**** Material for the task ****

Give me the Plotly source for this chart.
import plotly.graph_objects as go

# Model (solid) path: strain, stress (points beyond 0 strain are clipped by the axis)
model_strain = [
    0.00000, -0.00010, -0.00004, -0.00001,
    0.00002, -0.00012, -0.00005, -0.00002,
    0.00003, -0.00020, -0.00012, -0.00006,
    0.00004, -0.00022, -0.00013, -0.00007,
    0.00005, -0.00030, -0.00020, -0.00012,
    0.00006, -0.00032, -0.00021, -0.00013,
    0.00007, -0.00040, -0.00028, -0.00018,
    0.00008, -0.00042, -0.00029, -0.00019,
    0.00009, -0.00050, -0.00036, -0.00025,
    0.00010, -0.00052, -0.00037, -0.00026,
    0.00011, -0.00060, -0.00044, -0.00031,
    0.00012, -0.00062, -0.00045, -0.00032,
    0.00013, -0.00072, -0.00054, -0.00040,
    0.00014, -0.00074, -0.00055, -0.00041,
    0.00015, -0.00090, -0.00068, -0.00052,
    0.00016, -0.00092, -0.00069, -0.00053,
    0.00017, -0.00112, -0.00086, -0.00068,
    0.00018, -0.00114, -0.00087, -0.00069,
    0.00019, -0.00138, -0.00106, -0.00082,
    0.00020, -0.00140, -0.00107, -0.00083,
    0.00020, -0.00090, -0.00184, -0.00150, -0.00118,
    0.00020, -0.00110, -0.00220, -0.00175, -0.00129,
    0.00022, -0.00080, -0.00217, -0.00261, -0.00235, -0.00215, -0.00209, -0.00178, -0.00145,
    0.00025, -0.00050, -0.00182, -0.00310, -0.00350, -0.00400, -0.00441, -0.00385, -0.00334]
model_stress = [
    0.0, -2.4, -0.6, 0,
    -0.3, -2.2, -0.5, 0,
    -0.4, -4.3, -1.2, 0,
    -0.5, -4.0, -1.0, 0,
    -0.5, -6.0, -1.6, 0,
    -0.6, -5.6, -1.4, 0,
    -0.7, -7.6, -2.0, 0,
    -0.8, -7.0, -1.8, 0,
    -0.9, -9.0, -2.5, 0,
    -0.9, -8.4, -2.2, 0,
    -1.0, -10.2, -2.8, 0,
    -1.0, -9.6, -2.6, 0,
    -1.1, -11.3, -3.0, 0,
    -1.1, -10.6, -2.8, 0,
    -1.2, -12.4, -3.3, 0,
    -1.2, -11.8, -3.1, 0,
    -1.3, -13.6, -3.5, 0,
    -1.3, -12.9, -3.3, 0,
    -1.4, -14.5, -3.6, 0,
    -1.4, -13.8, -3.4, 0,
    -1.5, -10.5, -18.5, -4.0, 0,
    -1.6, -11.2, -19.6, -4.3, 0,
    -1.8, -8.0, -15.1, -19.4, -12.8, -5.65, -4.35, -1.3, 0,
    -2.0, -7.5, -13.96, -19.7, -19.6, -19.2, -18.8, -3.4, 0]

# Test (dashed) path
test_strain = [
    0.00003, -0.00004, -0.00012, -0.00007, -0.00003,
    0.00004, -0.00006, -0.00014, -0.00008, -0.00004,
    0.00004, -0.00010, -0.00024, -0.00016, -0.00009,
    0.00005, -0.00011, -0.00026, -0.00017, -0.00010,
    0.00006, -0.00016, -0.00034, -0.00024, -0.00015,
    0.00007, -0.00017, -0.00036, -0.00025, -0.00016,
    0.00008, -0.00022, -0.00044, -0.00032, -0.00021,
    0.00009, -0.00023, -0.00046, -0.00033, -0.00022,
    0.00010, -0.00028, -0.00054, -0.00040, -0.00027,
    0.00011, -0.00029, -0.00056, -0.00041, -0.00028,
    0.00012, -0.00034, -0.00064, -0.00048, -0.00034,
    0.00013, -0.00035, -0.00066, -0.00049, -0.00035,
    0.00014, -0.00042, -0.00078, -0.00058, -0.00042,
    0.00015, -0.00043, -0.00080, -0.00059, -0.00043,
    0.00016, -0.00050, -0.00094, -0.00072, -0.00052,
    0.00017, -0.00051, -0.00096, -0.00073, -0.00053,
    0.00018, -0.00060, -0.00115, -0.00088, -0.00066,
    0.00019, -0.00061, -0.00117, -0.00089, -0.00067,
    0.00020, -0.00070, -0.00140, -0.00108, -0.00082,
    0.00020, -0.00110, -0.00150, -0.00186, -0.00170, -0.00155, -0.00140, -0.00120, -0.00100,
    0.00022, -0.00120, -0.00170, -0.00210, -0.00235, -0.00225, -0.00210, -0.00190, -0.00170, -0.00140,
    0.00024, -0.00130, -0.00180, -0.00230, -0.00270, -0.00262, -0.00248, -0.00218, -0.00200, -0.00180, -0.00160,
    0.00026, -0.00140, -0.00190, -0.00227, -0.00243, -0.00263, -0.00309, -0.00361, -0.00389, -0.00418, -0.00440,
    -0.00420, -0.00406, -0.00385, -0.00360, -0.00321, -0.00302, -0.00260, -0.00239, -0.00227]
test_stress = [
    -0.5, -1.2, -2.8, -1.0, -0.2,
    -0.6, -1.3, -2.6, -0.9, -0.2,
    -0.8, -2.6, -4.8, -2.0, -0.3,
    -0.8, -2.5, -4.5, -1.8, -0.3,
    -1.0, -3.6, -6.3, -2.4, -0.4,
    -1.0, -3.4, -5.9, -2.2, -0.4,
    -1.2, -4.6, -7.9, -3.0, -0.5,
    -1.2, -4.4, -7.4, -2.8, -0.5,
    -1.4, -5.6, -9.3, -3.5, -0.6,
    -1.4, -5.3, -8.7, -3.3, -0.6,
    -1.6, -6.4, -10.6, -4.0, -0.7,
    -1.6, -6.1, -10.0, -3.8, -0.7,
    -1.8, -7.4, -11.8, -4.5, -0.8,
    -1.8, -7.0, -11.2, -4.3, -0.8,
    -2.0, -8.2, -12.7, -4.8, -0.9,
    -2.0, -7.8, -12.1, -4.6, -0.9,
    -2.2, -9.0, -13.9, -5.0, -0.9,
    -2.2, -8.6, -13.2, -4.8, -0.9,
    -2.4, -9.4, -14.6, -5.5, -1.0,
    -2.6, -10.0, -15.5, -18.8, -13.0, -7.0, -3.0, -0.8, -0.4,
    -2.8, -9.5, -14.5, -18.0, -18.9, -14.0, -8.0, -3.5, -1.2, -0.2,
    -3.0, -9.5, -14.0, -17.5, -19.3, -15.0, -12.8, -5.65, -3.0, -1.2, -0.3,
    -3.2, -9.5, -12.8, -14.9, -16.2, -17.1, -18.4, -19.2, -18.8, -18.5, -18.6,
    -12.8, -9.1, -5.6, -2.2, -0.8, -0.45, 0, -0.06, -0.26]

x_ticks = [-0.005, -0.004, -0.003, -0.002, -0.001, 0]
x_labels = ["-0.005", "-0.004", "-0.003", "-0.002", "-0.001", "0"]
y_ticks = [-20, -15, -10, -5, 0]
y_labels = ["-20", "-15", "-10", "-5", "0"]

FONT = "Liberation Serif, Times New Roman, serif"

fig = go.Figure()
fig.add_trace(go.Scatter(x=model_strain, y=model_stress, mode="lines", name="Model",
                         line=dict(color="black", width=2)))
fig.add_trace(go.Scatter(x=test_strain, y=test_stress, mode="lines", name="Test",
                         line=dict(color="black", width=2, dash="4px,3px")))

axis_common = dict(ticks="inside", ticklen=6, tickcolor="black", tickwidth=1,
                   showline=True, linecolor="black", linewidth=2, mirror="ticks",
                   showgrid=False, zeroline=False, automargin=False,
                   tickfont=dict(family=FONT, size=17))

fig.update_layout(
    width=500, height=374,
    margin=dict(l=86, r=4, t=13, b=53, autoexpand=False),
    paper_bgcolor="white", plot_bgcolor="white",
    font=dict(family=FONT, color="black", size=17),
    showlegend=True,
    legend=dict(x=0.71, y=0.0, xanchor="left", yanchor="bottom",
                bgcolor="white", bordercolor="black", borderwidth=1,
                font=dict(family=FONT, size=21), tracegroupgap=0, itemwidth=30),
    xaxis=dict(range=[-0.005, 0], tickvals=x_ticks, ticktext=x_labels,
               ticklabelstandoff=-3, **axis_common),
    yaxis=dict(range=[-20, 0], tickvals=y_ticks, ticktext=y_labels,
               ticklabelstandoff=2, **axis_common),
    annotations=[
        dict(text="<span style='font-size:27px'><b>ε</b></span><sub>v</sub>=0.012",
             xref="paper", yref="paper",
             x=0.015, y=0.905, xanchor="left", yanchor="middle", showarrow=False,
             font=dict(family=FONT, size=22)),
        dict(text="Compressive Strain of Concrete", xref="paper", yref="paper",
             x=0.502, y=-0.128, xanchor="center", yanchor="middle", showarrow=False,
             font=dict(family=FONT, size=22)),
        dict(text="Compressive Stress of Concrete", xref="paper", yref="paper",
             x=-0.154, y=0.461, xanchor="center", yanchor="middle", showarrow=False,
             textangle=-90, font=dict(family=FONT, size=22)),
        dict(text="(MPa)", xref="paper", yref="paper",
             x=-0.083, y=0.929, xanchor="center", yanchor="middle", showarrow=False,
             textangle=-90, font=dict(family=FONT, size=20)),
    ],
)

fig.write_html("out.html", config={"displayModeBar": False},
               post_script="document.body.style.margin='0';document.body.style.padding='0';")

****
**** Material for the task ****

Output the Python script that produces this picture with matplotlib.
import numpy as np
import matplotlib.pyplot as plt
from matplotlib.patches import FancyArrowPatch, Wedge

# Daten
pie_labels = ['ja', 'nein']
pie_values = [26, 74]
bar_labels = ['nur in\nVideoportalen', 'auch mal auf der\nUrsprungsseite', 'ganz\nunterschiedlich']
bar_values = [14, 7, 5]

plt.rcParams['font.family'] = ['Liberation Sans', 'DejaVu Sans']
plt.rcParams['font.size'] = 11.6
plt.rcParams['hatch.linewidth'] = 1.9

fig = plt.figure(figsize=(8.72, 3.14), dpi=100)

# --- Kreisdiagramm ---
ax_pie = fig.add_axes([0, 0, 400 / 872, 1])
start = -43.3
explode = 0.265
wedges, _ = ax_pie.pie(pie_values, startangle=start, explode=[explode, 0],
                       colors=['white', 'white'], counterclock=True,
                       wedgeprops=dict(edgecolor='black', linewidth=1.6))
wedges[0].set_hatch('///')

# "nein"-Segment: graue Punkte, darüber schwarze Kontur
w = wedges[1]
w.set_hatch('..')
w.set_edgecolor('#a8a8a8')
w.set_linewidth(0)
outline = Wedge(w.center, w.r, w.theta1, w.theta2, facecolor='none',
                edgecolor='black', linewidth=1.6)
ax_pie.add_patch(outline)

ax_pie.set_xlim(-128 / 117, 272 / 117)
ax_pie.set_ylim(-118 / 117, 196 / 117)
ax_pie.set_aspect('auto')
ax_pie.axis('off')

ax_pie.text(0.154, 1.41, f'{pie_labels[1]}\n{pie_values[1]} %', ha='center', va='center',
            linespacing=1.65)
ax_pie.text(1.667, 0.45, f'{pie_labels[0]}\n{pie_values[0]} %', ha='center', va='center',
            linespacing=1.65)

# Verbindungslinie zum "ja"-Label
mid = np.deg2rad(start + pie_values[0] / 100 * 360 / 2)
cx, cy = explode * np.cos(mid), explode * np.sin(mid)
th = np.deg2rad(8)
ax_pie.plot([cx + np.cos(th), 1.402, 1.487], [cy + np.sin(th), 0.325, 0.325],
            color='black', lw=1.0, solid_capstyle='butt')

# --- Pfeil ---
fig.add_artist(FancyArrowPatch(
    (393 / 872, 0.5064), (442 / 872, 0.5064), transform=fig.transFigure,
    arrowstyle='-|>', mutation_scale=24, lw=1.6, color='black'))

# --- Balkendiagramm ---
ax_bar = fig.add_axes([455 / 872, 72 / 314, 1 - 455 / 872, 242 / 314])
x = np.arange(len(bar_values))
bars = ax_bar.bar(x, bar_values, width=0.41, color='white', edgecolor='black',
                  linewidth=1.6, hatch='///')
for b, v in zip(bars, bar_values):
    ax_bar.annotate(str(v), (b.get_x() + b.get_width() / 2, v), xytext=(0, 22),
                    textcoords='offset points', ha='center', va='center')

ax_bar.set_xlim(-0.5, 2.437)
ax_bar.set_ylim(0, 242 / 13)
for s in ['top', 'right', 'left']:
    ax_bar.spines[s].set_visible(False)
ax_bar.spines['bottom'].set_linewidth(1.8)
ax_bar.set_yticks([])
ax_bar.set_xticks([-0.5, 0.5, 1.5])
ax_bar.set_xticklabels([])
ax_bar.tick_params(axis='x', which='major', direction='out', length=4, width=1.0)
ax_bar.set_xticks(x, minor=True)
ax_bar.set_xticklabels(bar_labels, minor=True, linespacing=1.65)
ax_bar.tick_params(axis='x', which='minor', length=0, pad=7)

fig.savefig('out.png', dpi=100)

****

In the listing above, find the line containing "Give me the Plotly source for this chart." and the line containing "import plotly.graph_objects as go", then quote both, plus every line between them, exactly as written.

■ Written reply ■
Give me the Plotly source for this chart.
import plotly.graph_objects as go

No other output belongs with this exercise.